Britain's biggest seafood supplier is planning to promote whole shell-on langoustine to consumers this summer in a bid to diversify away from the traditional breaded scampi product.
"In the context of the strength of the market for prawns, langoustine looks unexploited," said deputy chief executive Mike Parker. "Ninety-five per cent of whole langoustine is sold outside the UK, mainly in France and Spain, where it's normally served in the shell."
Following the success of Young's foodservice offer to restaurants such as Mitch Tonks' Fish Works, Parker said the company would launch a retail range of frozen shell-on langoustine at the end of the summer.

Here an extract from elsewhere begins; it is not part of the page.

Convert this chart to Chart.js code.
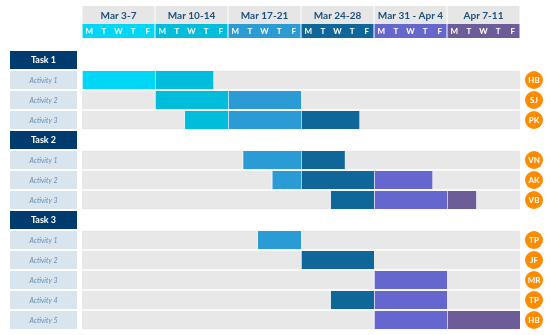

He conceded a whole shellfish could prove daunting for consumers, but said: "We wouldn't be doing this if consumer research didn't support it."
The move doesn't mean the days of breaded scampi are numbered, however. Retail sales of the product grew 16% to £46m last year, and Young's supplies much of it. Buoyed by this growth, the company plans to broaden the range of branded scampi it supplies.
It will launch new breaded and marinated scampi lines this summer. Promotion will focus on the fact the scampi is hand-peeled - something consumers have responded well to - albeit in the Far East.
Langoustine can't be farmed but it is one of the few edible marine species in British waters whose population is in growth, according to scientists. Brussels has raised the total allowable catch for 2007 to 44,000 tonnes.
Landings by British fishermen in 2005 were worth £67.2m and amounted to just 25,000 tonnes, leaving considerable room to increase domestic output.